KTT (COP) ke-15 di Kopenhagen, Denmark sudah bisa dipastikan berakhir. Setelah dua pekan bernegosiasi, ditambah mundur selama sehari akhirnya KTT menghasilkan suatu keputusan yang dikenal dengan Copenhagen Accord. Walaupun KTT terancam deadlock karena negara-negara Annex 1 tidak menemukan kesepakatan dengan negara-negara Non Annex akhirnya COP memutuskan sebuah draft keputusan yang mencatat (take note) dan melampirkan `Copenhagen Accord`, serta disebutkan negara-negara yang memprakarsai dan mendukung. Ya walaupun istilah mencatat atau take note yang diputuskan dalam sidang merupakan salah satu tahap terendah dalam sebuah keputusan, di bawah perjanjian (treaty) atau kesepakatan (agreement), namun itu lebih baik dibandingkan tidak terjadi kesepakatan sekalipun.

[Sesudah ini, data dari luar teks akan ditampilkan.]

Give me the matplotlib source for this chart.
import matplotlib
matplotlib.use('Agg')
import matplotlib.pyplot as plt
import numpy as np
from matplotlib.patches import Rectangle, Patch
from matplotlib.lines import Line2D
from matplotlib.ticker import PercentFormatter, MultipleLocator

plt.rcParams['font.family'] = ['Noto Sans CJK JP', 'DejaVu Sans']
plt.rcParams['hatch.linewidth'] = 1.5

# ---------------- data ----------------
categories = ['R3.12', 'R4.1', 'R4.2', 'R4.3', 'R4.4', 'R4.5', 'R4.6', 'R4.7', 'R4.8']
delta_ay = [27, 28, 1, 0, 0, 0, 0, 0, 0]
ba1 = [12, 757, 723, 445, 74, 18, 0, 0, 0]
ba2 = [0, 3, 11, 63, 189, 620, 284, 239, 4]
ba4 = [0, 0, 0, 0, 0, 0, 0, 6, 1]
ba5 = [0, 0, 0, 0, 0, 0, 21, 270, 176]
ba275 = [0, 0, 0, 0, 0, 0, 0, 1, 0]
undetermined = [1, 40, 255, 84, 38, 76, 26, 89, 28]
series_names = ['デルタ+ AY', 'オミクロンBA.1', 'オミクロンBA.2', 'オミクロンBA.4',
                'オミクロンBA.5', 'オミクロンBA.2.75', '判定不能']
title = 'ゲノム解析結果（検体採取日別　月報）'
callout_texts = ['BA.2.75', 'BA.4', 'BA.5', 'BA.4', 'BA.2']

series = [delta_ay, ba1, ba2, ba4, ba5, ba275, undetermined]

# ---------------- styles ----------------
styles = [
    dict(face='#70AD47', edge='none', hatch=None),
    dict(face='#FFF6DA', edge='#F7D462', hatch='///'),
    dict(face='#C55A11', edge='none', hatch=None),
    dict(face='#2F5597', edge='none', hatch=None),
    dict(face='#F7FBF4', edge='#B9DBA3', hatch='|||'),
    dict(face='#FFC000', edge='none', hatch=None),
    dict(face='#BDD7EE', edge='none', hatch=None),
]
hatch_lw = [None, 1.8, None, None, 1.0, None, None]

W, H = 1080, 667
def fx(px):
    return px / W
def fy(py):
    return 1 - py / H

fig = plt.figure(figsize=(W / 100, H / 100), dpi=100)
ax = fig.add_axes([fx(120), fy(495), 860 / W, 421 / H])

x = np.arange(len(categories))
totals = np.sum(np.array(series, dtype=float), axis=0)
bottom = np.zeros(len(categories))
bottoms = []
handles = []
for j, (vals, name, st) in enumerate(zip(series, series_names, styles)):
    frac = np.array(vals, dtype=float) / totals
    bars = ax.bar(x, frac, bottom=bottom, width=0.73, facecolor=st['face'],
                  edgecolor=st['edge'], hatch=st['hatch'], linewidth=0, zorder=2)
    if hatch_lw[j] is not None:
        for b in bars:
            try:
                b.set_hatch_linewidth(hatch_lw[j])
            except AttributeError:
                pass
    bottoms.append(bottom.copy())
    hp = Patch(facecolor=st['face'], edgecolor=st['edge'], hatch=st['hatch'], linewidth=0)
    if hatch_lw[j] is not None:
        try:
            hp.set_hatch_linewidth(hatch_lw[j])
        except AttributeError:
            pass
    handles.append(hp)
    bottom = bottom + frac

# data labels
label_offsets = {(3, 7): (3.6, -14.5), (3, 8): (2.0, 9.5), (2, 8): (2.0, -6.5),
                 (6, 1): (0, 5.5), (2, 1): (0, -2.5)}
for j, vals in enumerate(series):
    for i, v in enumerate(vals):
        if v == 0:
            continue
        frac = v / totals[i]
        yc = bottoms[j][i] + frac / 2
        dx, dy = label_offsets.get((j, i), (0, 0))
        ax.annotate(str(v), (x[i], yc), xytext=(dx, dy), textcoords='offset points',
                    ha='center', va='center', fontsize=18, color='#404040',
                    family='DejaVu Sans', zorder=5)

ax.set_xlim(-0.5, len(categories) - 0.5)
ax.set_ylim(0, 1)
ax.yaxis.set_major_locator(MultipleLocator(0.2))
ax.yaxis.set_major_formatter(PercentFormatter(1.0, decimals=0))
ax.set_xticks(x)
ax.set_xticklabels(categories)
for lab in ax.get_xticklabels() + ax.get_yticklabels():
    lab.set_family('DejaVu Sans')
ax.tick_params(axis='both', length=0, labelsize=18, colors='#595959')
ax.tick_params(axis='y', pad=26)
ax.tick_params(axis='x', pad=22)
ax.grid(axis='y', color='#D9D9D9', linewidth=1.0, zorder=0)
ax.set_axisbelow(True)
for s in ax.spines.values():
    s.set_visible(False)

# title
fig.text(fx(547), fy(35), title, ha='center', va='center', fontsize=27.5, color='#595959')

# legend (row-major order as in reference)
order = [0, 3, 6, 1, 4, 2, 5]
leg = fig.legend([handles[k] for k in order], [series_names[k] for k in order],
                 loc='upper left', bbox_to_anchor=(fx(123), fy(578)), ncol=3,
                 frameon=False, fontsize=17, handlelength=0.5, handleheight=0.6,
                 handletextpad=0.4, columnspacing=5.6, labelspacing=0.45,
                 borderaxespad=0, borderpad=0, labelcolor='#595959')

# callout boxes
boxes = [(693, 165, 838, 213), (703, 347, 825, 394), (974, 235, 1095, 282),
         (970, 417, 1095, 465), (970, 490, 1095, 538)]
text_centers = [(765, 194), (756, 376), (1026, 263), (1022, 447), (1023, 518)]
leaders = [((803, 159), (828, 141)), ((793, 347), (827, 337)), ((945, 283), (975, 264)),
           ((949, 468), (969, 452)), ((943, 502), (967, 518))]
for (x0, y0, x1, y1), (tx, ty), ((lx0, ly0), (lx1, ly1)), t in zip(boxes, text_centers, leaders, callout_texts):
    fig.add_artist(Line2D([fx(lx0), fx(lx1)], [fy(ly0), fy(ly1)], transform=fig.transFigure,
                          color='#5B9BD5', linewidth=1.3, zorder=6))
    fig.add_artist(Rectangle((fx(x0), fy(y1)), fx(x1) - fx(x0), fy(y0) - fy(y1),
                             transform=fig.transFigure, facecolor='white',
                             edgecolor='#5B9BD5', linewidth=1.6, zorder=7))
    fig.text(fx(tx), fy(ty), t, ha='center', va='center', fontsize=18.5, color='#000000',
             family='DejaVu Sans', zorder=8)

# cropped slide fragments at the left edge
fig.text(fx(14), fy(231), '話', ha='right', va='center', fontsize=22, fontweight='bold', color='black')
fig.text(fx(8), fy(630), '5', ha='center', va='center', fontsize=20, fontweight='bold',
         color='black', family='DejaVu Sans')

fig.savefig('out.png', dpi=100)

Perjanjian terancam mengalami kebuntuan ketika Amerika Serikat tidak menemukan kata sepakat dengan Cina mengenai pengurangan emisi-nya. Kedua negara sama-sama melakukan strategi contending dalam perundingan. Cina enggan menurunkan emisinya di sela-sela perundingan, begitupun dengan Amerika Serikat. Sikap kedua negara wajar dilakukan mengingat kepentingan nasional kedua negara karena saat ini Cina merupakan negara industri yang mengalami pertumbuhan yang tercepat di dunia, dan Amerika Serikat yang notabene merupakan negera industri maju.

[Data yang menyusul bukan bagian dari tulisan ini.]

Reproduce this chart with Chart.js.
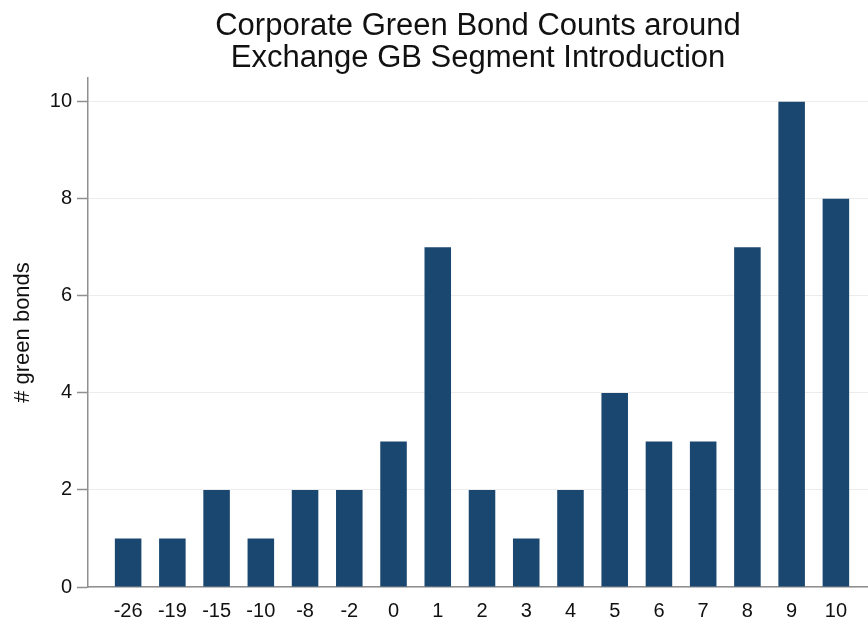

Keputusan Kopenhagen atau Copenhagen Accord tidak mengikat secara hukum negara-negara maju untuk menurunkan emisi dalam jumlah besar, seperti permintaan yang muncul selama negosiasi. Keputusan Kopenhagen diambil untuk menghindari konferensi tidak menghasilkan apapun. Keputusan ini tidak mencapai keputusan yang mengikat secara hukum (legally binding agreement) tapi hanya berupa keputusan (decision) yang merupakan hasil paling lemah dalam sebuah konferensi multilateral. Walaupun Draft keputusan COP tersebut lebih baik dibandingkan "Bali Action Plan" sebagai hasil COP ke-13 2007, yaitu telah menyebutkan angka berupa penanganan dampak perubahan iklim harus bisa menahan temperatur global dibawah dua derajat celcius pada 2020 dan jumlah sumber dana sampai 100 miliar dolar AS pada 2020 untuk penanganan dampak perubahan iklim, namun keputusan ini menandakan bahwa rejim tidak bisa memaksakan negara-negara maju untuk menurunkan emisi dalam jumlah besar sehingga sangat dikhawatirkan bahwa negara-negara maju dengan mudahnya akan defect dalam kasus perubahan iklim karena tidak ada ketentuan hukum di dalamnya, yang bisa mengancam nasib bumi dan makhluk hidup yang ada di dalamnya. Hal itu gampang terjadi karena sifat negara yang sangat realis untuk mencapai kepentingan nasionalnya. Bumi kita tidak bisa menunggu lama lagi, kita tidak bisa berdiam diri lagi, walaupun kita memerlukan sistem internasional untuk menyelesaikan masalah perubahan iklim, namun aksi individu setiap masyarakat internasional dengan hidup dengan gaya ramah lingkungan setidaknya bisa memberikan kontribusi untuk mempertahankan bumi sampai ditemukan kata sepakat oleh 194 negara di dunia untuk menghasilkan keputusan yang jelas dan mengikat untuk menyelematkan bumi, mudah-mudaha bisa terealisasi di Korea tahun 2012. Ayo Selamatkan Bumi Kita.